To become more realistic, we know that the ECHR is not directly clashing with any jus cogens rule. This means that the main scenario that might arise is that of a clear conflict between the ECHR and UN-stemming rules enjoying priority in accordance with Article 103 of the UN Charter. This is absolutely central to the real conflict test adopted by the ECtHR’s GC in Al-Dulimi. The message that the Court seems to be signalling is that it intends to consider the priority assigned to UN-stemming rules by Article 103, but only when a real conflict of rules applies.[60] Two assumptions can be inferred. First, that the Court might be prepared to depart from the equivalent protection test in the case of the UN and, with no regard to the fact that it might not offer equivalent protection, refrain from indirectly reviewing its acts (giving, this way, states room to comply with their UN commitments), whenever a clear conflict of rules exists (that leaves states with no discretion). Second, the ambit of Article 103 may be understood as being circumscribed only to genuine conflicts that under no circumstances can be reconciled. This way, the semantic field of Article 103 is narrowed down to irreconcilable conflicts – or, if one wishes to see the glass half-full, its integrity is maintained in case of real conflicts. Yet, the Court offers no guidance as to the definition of a ‘clear’ conflict,[61] whether, for instance, this implies mutually exclusive obligations or is broader than that, whereas, as already mentioned, the presumption of no clash of obligations is clearly inflated in Al-Dulimi.[62]  Conflicts that are (according to the Court) not clear are left outside the sphere of Article 103, allowing the ECtHR to create space for the implementation of the Convention. This engenders an expectation that states will satisfy the exigencies of the Convention. If no clear conflict exists, the ECtHR shall exercise scrutiny, exactly as it did in Al-Dulimi. In the opposite case, namely when a clear conflict arises, UN-stemming obligations shall prevail by reason of Article 103, in which case the Court shall allow states to diverge from their Convention obligations to comply with rules of a higher rank.
It remains to be seen whether the Court will follow that path in the case of the UN and proceed with fully replacing the test of equivalent protection with the test of real clash of obligations when the latter test is answered in the affirmative, ie the existence of a real clash is established. To be transparent and serve the purposes of legal certainty the Court will be expected to offer criteria regarding the existence of clear clashes and explain if hierarchy or rules will apply in this case. The expectation created by Al-Dulimi is that clear clashes will be very rare but, whenever they occur, priority will be given to the UN rules in accordance with Article 103 of the UN Charter. Otherwise, the Court would not need to establish the criterion of clear conflict.
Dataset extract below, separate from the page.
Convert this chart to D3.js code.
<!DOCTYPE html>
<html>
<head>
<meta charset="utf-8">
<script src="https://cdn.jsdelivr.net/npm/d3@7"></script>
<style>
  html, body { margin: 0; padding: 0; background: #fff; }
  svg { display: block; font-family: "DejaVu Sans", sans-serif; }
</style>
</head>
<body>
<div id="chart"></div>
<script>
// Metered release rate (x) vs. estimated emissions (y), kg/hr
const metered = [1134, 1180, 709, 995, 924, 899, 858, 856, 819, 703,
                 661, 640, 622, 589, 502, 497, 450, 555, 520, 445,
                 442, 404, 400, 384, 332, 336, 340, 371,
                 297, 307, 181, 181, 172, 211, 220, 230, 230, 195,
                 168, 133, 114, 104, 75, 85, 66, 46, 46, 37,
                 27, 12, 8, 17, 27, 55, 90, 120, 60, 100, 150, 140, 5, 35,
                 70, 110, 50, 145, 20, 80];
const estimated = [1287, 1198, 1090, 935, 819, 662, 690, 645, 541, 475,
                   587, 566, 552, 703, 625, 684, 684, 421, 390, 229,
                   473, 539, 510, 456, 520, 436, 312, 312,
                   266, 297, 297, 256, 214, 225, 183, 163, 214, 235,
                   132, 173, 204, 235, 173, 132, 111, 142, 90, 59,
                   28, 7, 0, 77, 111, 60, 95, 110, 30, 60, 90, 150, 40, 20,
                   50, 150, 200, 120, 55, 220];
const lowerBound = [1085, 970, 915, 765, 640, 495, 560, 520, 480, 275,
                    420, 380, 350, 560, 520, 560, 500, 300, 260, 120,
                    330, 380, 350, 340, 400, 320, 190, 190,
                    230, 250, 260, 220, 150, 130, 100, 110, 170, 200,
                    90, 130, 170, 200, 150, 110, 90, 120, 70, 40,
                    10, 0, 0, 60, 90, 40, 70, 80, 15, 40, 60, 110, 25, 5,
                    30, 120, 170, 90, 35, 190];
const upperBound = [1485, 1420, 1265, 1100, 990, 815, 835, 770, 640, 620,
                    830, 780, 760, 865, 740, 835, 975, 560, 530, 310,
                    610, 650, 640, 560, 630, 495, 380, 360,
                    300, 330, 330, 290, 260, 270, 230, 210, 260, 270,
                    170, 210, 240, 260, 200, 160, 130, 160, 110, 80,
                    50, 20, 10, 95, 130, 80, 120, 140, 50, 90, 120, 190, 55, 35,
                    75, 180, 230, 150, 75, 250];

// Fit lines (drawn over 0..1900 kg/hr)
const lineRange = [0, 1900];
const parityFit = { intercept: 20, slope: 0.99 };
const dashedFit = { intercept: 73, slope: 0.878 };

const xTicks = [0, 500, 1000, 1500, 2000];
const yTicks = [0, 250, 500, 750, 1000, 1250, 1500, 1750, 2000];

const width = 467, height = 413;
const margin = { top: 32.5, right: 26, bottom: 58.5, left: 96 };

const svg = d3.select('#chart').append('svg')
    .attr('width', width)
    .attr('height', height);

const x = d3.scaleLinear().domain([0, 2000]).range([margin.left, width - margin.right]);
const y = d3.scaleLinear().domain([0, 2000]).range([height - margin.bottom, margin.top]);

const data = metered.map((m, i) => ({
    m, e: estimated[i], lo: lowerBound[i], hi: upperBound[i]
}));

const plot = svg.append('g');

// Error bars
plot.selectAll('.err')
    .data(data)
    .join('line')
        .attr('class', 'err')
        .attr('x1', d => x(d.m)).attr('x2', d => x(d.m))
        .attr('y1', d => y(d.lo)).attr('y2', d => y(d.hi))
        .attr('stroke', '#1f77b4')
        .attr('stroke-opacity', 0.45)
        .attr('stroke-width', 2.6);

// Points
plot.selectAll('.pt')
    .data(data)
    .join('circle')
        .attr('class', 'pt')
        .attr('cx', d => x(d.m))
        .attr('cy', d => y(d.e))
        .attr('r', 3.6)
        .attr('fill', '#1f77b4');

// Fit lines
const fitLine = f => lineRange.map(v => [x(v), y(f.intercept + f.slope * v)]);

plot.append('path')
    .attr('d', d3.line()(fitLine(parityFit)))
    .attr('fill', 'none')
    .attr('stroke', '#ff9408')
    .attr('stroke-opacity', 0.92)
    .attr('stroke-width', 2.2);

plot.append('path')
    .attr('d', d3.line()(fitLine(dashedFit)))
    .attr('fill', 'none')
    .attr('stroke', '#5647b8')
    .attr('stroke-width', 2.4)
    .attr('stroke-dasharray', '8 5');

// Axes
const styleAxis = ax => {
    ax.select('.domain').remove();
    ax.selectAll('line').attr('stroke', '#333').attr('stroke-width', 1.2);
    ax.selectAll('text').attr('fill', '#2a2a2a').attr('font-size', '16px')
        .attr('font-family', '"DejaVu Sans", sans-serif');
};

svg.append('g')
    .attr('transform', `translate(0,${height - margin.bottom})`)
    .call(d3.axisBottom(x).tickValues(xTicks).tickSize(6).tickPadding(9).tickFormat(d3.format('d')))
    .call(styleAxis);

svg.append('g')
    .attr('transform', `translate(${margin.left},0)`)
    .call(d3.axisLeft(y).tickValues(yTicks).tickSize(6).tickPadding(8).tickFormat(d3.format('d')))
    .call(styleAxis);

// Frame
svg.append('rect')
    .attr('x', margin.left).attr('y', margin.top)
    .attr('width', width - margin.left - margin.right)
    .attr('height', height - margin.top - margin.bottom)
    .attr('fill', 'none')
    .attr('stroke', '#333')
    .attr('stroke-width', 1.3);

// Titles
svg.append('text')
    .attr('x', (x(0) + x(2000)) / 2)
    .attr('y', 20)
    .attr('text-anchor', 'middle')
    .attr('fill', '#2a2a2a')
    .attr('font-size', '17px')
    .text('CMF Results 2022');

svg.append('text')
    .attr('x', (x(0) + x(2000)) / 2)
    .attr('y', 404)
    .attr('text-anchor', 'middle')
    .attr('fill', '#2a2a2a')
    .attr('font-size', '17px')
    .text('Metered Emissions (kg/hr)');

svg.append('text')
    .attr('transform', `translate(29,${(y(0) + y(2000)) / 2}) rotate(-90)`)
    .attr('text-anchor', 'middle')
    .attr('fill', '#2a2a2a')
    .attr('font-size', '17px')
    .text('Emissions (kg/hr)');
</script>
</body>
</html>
Besides, the very purpose of Article 103 is to act as a conflict resolution tool by establishing priorities that render conflicting obligations inapplicable.[63] With this in mind, the argument that can be made is that in Al-Dulimi the GC is not departing from previous case law (to the extent that both the equivalent protection and the real normative conflict test would give identical outputs in this case) but is preparing the ground to depart from the equivalent protection test (and abandon it) in case of real clash of obligations.
Before moving to the second sub-scenario, namely that of parallel and contradictory norms, the ‘decision tree’ below presents schematically the arguments built thus far regarding the comparison between equivalent protection and real conflict.
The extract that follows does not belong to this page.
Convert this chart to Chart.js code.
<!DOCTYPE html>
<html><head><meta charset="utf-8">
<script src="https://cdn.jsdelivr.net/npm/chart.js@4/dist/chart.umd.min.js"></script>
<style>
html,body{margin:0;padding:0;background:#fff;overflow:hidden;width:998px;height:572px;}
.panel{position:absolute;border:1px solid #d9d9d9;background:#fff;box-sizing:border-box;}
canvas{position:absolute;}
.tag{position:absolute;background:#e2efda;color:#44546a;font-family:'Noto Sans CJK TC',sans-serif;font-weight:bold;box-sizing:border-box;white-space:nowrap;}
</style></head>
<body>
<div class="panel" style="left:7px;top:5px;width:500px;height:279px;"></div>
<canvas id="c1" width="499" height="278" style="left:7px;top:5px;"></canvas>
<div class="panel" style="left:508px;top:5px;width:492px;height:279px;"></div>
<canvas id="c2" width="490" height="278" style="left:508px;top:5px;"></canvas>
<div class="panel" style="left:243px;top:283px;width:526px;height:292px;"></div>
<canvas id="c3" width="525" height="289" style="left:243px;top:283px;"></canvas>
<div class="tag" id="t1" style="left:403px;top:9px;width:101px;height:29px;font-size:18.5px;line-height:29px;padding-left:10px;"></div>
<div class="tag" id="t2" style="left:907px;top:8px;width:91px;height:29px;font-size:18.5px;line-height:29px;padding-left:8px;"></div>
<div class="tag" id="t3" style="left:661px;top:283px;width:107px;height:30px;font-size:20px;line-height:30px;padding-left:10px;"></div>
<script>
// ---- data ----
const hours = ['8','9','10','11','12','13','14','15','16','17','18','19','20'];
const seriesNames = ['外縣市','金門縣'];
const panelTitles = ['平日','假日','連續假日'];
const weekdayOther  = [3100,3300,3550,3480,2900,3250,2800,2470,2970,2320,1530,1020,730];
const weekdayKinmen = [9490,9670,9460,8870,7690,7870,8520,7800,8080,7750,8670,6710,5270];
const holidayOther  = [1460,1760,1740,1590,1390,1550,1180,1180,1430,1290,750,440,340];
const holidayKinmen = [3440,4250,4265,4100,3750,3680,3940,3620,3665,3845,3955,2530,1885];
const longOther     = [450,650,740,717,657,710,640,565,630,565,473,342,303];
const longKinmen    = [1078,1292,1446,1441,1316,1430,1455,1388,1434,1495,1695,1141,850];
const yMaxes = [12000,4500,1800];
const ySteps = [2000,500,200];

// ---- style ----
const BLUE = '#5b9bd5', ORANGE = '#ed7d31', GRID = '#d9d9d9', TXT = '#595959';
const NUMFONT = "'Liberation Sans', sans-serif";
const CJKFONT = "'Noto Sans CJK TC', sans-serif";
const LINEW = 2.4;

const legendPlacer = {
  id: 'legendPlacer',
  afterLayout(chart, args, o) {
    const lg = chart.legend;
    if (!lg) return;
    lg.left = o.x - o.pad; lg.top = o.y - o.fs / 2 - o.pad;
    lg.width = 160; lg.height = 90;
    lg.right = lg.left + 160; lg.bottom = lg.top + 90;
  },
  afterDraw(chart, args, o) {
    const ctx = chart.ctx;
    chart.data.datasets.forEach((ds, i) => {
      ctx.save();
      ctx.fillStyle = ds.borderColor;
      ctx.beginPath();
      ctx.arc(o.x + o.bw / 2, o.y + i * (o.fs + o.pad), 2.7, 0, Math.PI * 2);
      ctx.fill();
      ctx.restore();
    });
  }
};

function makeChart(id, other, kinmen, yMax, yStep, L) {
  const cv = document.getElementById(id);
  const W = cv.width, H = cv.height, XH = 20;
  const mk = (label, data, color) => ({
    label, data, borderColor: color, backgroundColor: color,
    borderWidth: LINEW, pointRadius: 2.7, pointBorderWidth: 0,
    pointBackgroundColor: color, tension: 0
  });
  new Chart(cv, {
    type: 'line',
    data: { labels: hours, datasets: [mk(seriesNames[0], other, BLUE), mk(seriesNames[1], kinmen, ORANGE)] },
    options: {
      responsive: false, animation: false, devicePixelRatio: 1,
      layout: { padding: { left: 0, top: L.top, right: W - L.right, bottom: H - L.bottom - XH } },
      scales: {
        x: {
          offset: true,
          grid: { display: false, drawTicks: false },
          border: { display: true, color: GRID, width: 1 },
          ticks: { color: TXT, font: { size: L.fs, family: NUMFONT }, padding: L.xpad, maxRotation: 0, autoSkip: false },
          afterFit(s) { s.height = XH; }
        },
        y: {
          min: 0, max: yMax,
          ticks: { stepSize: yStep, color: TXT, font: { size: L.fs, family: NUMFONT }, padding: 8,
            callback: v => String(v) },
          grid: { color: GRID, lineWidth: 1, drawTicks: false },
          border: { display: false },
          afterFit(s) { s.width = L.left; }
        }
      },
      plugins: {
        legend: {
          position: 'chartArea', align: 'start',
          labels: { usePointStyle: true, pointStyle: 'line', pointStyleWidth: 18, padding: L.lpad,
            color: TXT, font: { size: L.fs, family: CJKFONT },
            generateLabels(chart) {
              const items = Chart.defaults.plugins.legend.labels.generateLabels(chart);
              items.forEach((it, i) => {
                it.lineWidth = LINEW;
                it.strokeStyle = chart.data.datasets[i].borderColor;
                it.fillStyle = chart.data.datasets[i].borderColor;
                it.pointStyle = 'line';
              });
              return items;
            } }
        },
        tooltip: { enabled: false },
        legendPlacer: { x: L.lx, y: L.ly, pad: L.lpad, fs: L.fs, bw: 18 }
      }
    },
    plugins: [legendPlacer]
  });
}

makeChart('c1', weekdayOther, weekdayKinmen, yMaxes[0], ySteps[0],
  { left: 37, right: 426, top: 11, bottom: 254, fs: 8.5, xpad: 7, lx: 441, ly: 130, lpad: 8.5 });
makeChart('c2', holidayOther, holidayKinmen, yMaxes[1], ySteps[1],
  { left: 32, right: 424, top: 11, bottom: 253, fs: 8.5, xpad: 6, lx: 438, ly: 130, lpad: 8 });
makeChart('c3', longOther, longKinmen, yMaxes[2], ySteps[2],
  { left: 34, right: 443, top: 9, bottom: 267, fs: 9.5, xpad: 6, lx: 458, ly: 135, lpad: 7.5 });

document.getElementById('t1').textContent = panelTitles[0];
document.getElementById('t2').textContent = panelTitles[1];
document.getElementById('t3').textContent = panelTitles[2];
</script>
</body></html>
[For diagrams, Please, refer to the the PDF version of this article]

3.2.2. Parallel(?) and contradictory norms

Because, according to the ILC,[64] obligations erga omnes (partes) do not develop supremacy, if a clear clash arose between the ECHR and rules not being gifted with the special qualities of jus cogens or Article 103, one would need to resort to other available conflict resolution tools. These would depend on the context and particular features of the clash,[65] bearing in mind the restrictions that apply in the employment of tools such as lex prior and lex specialis.[66]
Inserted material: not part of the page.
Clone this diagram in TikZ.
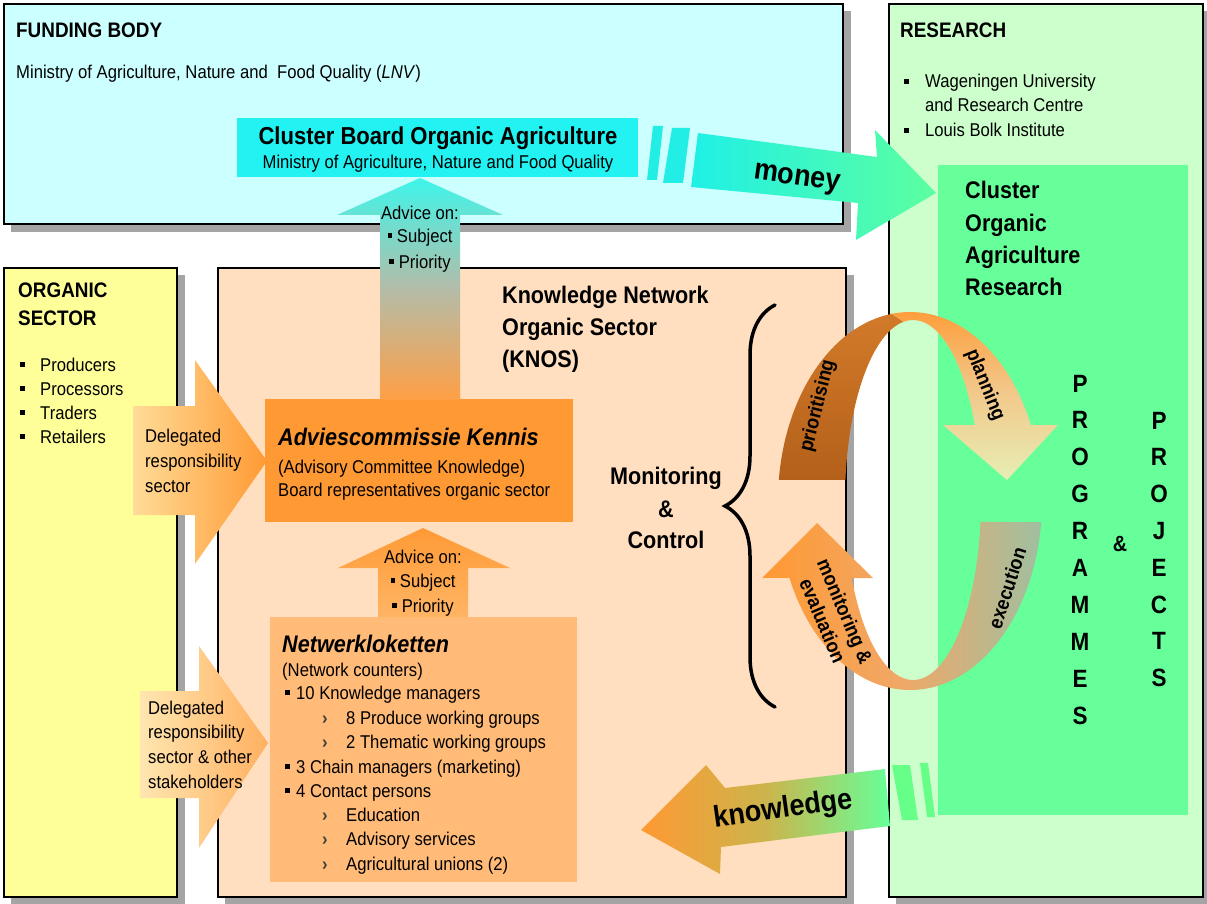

However, attention should be given to the fact that human rights law bears a special normative weight. The argument that the author of this note has put forth elsewhere is that human rights, because of their teleology and importance – which, besides, justify their erga omnes (partes) nature and the procedural consequences that this entails in terms of collective enforcement[67]–, develop a sui generis type of occasional[68] primacy when they clash with other rules of international law (other than jus cogens).[69] The argument goes on pointing to proportionality, which, apart from its other functions (such as assessing the lawfulness of a limitation based on the criteria of suitability and necessity) contains a core (amounting to proportionality stricto sensu) that allows establishing priorities on the basis of the importance of the aims pursued by a rule. If X’s home is on fire and the only way for her to save her life is to enter her neighbour’s home, this will be a legitimate/lawful limitation of the neighbour’s rights to privacy and home life because this was necessary for X to save her life. Beyond necessity, the lawfulness of the limitation of the neighbour’s rights stems from the legitimacy of the aim pursued. Proportionality delivers the results it delivers not only because of necessity in the sense of what is necessary for achieving a goal (eg protection of life), but also because human life is more important than privacy. Human rights may only be limited to the extent that a conflicting rule makes it necessary. The case law of the ECtHR contains examples of international law rules conflicting with the ECHR that have been examined from the perspective of proportionality as a tool establishing priorities (either in favour of human rights law[70] or in favour of the conflicting extraneous rule[71]). Priorities will be occasional, and will depend on the particular circumstances of a case and whether these justify limiting human rights.[72]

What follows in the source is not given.